The WSJ cites sources familiar with the matter, who report that regulators have declared that ETH, the world’s largest altcoin, is in a regulatory “gray zone”. A major concern reportedly being raised is how ETH was first distributed – in a sale of ETH starting in July 2014, the Ethereum Foundation raised over 31,000 BTC, (around $18.3 mln at the time) in one of the world’s first Initial Coin Offerings (ICOs).
Because the funds were used to develop the Ethereum platform, the WSJ's sources said regulators are concerned that the sale of ETH was arguably a securities sale, especially given that many investors likely bought the coins speculating that they would eventually rise in value.
If ETH is deemed a security, then under U.S. federal law it should have been registered as such with the U.S. Securities and Exchange Commission (SEC) back in 2014 before being sold to US investors, as the WSJ notes.
Regulators are reportedly also studying whether or not the Ethereum Foundation continues to wield influence over the coin’s value.

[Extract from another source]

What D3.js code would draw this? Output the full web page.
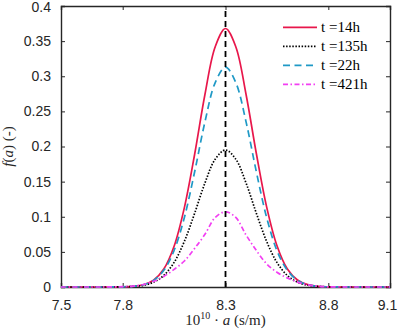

Former U.S. government regulator Gary Gensler told the WSJ that “there is no legal precedent” for ETH. In a speech last week, Gensler said that “there is a strong case” ETH could be a “noncompliant” security – meaning unregistered with the SEC. As Cointelegraph reported, however, Gensler noted that ETH may be able to avoid a securities classification, since the coins are now mined.
The Ethereum Foundation responded to Gensler’s claims last week, saying that it does not control the supply or demand of ETH and owns less than 1% of the amount in circulation.
According to the WSJ, a regulatory body that will include senior SEC and CFTC officials is scheduled to discuss possible measures on May 7.
Just last month, major VC investment firms Andreessen Horowitz and Union Square Ventures met privately with the SEC to argue for a broad regulatory exemption for ICOs.
ETH is currently trading at an average of $663 per coin, down almost 2 percent over the past 24 hours.